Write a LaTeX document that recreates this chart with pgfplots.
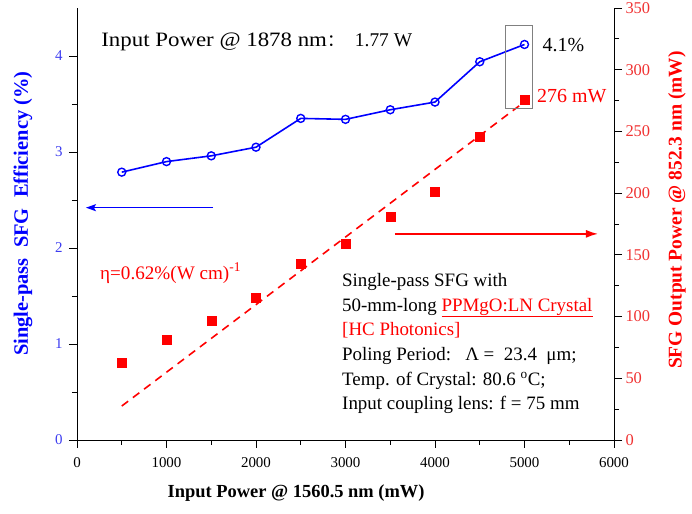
\documentclass[border=0pt]{standalone}
\usepackage{fontspec}
\setmainfont{Liberation Serif}
\newfontfamily\wide[FakeStretch=1.12]{Liberation Serif}
\newfontfamily\cjk{Noto Sans CJK SC}
\usepackage{pgfplots}
\pgfplotsset{compat=1.18}
\usetikzlibrary{arrows.meta}
\definecolor{bl}{RGB}{0,0,255}
\definecolor{bltick}{RGB}{60,60,240}
\definecolor{rd}{RGB}{255,0,0}
\definecolor{rdtick}{RGB}{240,50,50}
\begin{document}
\begin{tikzpicture}
\useasboundingbox (-77bp,-74bp) rectangle (615bp,440bp);
\begin{axis}[
  scale only axis, width=537bp, height=432bp,
  at={(0,0)}, anchor=south west,
  xmin=0, xmax=6000, ymin=0, ymax=4.5,
  axis x line*=bottom, axis y line*=left,
  axis line style={line width=1pt, -},
  xtick={0,1000,...,6000}, minor xtick={500,1500,...,5500},
  ytick={0,1,2,3,4}, minor ytick={0.5,1.5,2.5,3.5},
  tick align=outside,
  major tick length=8bp, minor tick length=5bp,
  tick style={line width=0.8pt, black},
  /pgf/number format/assume math mode=true,
  /pgf/number format/1000 sep={},
  ticklabel style={font=\fontsize{15}{15}\selectfont},
  yticklabel style={text=bltick, xshift=-3bp},
  xticklabel style={yshift=-6bp},
  xlabel={Input Power @ 1560.5 nm (mW)},
  ylabel={Single-pass\ \ SFG\ \ Efficiency (\%)},
  xlabel style={font=\bfseries\fontsize{18.5}{18.5}\selectfont, at={(axis description cs:0.408,-0.123)}, anchor=center},
  ylabel style={font=\bfseries\fontsize{20.5}{20.5}\selectfont, text=bl, at={(axis description cs:-0.1005,0.524)}, anchor=center, rotate=0},
  clip=false,
]
\addplot[color=bl, line width=1.6pt, mark=o, mark size=4bp, mark options={line width=1.4pt, fill=white}]
  coordinates {(500,2.79) (1000,2.90) (1500,2.96) (2000,3.05) (2500,3.35) (3000,3.34) (3500,3.44) (4000,3.52) (4500,3.94) (5000,4.12)};
\draw[bl, line width=1.5pt, -{Stealth[length=10bp,width=7bp,inset=2bp]}] (axis cs:1520,2.42) -- (axis cs:100,2.42);
\node[anchor=west, font=\wide\fontsize{20.5}{20.5}\selectfont, inner sep=0pt] at (axis cs:270,4.15) {Input Power @ 1878 nm{\cjk\fontsize{17}{17}\selectfont ：}\hspace{11bp}{\fontspec{Liberation Serif}\fontsize{19.5}{19.5}\selectfont 1.77 W}};
\node[anchor=west, font=\fontsize{19.2}{19.2}\selectfont, inner sep=0pt, text=rd] at (axis cs:257,1.74) {η=0.62\%(W cm)\textsuperscript{-1}};
\end{axis}
\begin{axis}[
  scale only axis, width=537bp, height=432bp,
  at={(0,0)}, anchor=south west,
  xmin=0, xmax=6000, ymin=0, ymax=350,
  axis x line=none, axis y line*=right,
  axis line style={line width=1pt, -},
  ytick={0,50,...,350}, minor ytick={25,75,...,325},
  tick align=outside,
  major tick length=8bp, minor tick length=5bp,
  tick style={line width=0.8pt, black},
  /pgf/number format/assume math mode=true,
  ticklabel style={font=\fontsize{16.5}{16.5}\selectfont},
  yticklabel style={text=rdtick},
  ylabel={SFG Output Power @ 852.3 nm (mW)},
  ylabel style={font=\bfseries\fontsize{19.5}{19.5}\selectfont, text=rd, at={(axis description cs:1.117,0.532)}, anchor=center, rotate=0},
  clip=false,
]
\addplot[only marks, color=rd, mark=square*, mark size=4.5bp]
  coordinates {(500,63) (1000,81) (1500,97) (2000,115) (2500,143) (3000,159) (3500,181) (4000,201) (4500,246) (5000,276)};
\addplot[color=rd, line width=1.6pt, dash pattern=on 8bp off 6bp]
  coordinates {(500,27.5) (5000,274)};
\draw[rd, line width=1.5pt, -{Latex[length=12bp,width=8bp]}] (axis cs:3553,167) -- (axis cs:5821,167);
\draw[gray, line width=0.8pt] (axis cs:4782,269) rectangle (axis cs:5084,335.5);
\node[anchor=west, font=\fontsize{20}{20}\selectfont, inner sep=0pt] at (axis cs:5200,320) {4.1\%};
\node[anchor=west, font=\fontsize{20}{20}\selectfont, inner sep=0pt, text=rd] at (axis cs:5140,279) {276 mW};
\node[anchor=north west, align=left, font=\fontsize{19}{24.8}\selectfont, inner sep=0pt] at (axis cs:2961,135.3)
  {Single-pass SFG with\\50-mm-long \textcolor{rd}{\underline{PPMgO:LN Crystal}}\\\textcolor{rd}{[HC Photonics]}\\Poling Period:\ \ \ Λ =\ \ 23.4\ \ μm;\\Temp. of Crystal: 80.6 \textsuperscript{o}C;\\Input coupling lens: f = 75 mm};
\end{axis}
\end{tikzpicture}
\end{document}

● Instruction
Using the data above, print every line exactly, omitting pictures.

● Result for this task
Write a LaTeX document that recreates this chart with pgfplots.
\documentclass[border=0pt]{standalone}
\usepackage{fontspec}
\setmainfont{Liberation Serif}
\newfontfamily\wide[FakeStretch=1.12]{Liberation Serif}
\newfontfamily\cjk{Noto Sans CJK SC}
\usepackage{pgfplots}
\pgfplotsset{compat=1.18}
\usetikzlibrary{arrows.meta}
\definecolor{bl}{RGB}{0,0,255}
\definecolor{bltick}{RGB}{60,60,240}
\definecolor{rd}{RGB}{255,0,0}
\definecolor{rdtick}{RGB}{240,50,50}
\begin{document}
\begin{tikzpicture}
\useasboundingbox (-77bp,-74bp) rectangle (615bp,440bp);
\begin{axis}[
  scale only axis, width=537bp, height=432bp,
  at={(0,0)}, anchor=south west,
  xmin=0, xmax=6000, ymin=0, ymax=4.5,
  axis x line*=bottom, axis y line*=left,
  axis line style={line width=1pt, -},
  xtick={0,1000,...,6000}, minor xtick={500,1500,...,5500},
  ytick={0,1,2,3,4}, minor ytick={0.5,1.5,2.5,3.5},
  tick align=outside,
  major tick length=8bp, minor tick length=5bp,
  tick style={line width=0.8pt, black},
  /pgf/number format/assume math mode=true,
  /pgf/number format/1000 sep={},
  ticklabel style={font=\fontsize{15}{15}\selectfont},
  yticklabel style={text=bltick, xshift=-3bp},
  xticklabel style={yshift=-6bp},
  xlabel={Input Power @ 1560.5 nm (mW)},
  ylabel={Single-pass\ \ SFG\ \ Efficiency (\%)},
  xlabel style={font=\bfseries\fontsize{18.5}{18.5}\selectfont, at={(axis description cs:0.408,-0.123)}, anchor=center},
  ylabel style={font=\bfseries\fontsize{20.5}{20.5}\selectfont, text=bl, at={(axis description cs:-0.1005,0.524)}, anchor=center, rotate=0},
  clip=false,
]
\addplot[color=bl, line width=1.6pt, mark=o, mark size=4bp, mark options={line width=1.4pt, fill=white}]
  coordinates {(500,2.79) (1000,2.90) (1500,2.96) (2000,3.05) (2500,3.35) (3000,3.34) (3500,3.44) (4000,3.52) (4500,3.94) (5000,4.12)};
\draw[bl, line width=1.5pt, -{Stealth[length=10bp,width=7bp,inset=2bp]}] (axis cs:1520,2.42) -- (axis cs:100,2.42);
\node[anchor=west, font=\wide\fontsize{20.5}{20.5}\selectfont, inner sep=0pt] at (axis cs:270,4.15) {Input Power @ 1878 nm{\cjk\fontsize{17}{17}\selectfont ：}\hspace{11bp}{\fontspec{Liberation Serif}\fontsize{19.5}{19.5}\selectfont 1.77 W}};
\node[anchor=west, font=\fontsize{19.2}{19.2}\selectfont, inner sep=0pt, text=rd] at (axis cs:257,1.74) {η=0.62\%(W cm)\textsuperscript{-1}};
\end{axis}
\begin{axis}[
  scale only axis, width=537bp, height=432bp,
  at={(0,0)}, anchor=south west,
  xmin=0, xmax=6000, ymin=0, ymax=350,
  axis x line=none, axis y line*=right,
  axis line style={line width=1pt, -},
  ytick={0,50,...,350}, minor ytick={25,75,...,325},
  tick align=outside,
  major tick length=8bp, minor tick length=5bp,
  tick style={line width=0.8pt, black},
  /pgf/number format/assume math mode=true,
  ticklabel style={font=\fontsize{16.5}{16.5}\selectfont},
  yticklabel style={text=rdtick},
  ylabel={SFG Output Power @ 852.3 nm (mW)},
  ylabel style={font=\bfseries\fontsize{19.5}{19.5}\selectfont, text=rd, at={(axis description cs:1.117,0.532)}, anchor=center, rotate=0},
  clip=false,
]
\addplot[only marks, color=rd, mark=square*, mark size=4.5bp]
  coordinates {(500,63) (1000,81) (1500,97) (2000,115) (2500,143) (3000,159) (3500,181) (4000,201) (4500,246) (5000,276)};
\addplot[color=rd, line width=1.6pt, dash pattern=on 8bp off 6bp]
  coordinates {(500,27.5) (5000,274)};
\draw[rd, line width=1.5pt, -{Latex[length=12bp,width=8bp]}] (axis cs:3553,167) -- (axis cs:5821,167);
\draw[gray, line width=0.8pt] (axis cs:4782,269) rectangle (axis cs:5084,335.5);
\node[anchor=west, font=\fontsize{20}{20}\selectfont, inner sep=0pt] at (axis cs:5200,320) {4.1\%};
\node[anchor=west, font=\fontsize{20}{20}\selectfont, inner sep=0pt, text=rd] at (axis cs:5140,279) {276 mW};
\node[anchor=north west, align=left, font=\fontsize{19}{24.8}\selectfont, inner sep=0pt] at (axis cs:2961,135.3)
  {Single-pass SFG with\\50-mm-long \textcolor{rd}{\underline{PPMgO:LN Crystal}}\\\textcolor{rd}{[HC Photonics]}\\Poling Period:\ \ \ Λ =\ \ 23.4\ \ μm;\\Temp. of Crystal: 80.6 \textsuperscript{o}C;\\Input coupling lens: f = 75 mm};
\end{axis}
\end{tikzpicture}
\end{document}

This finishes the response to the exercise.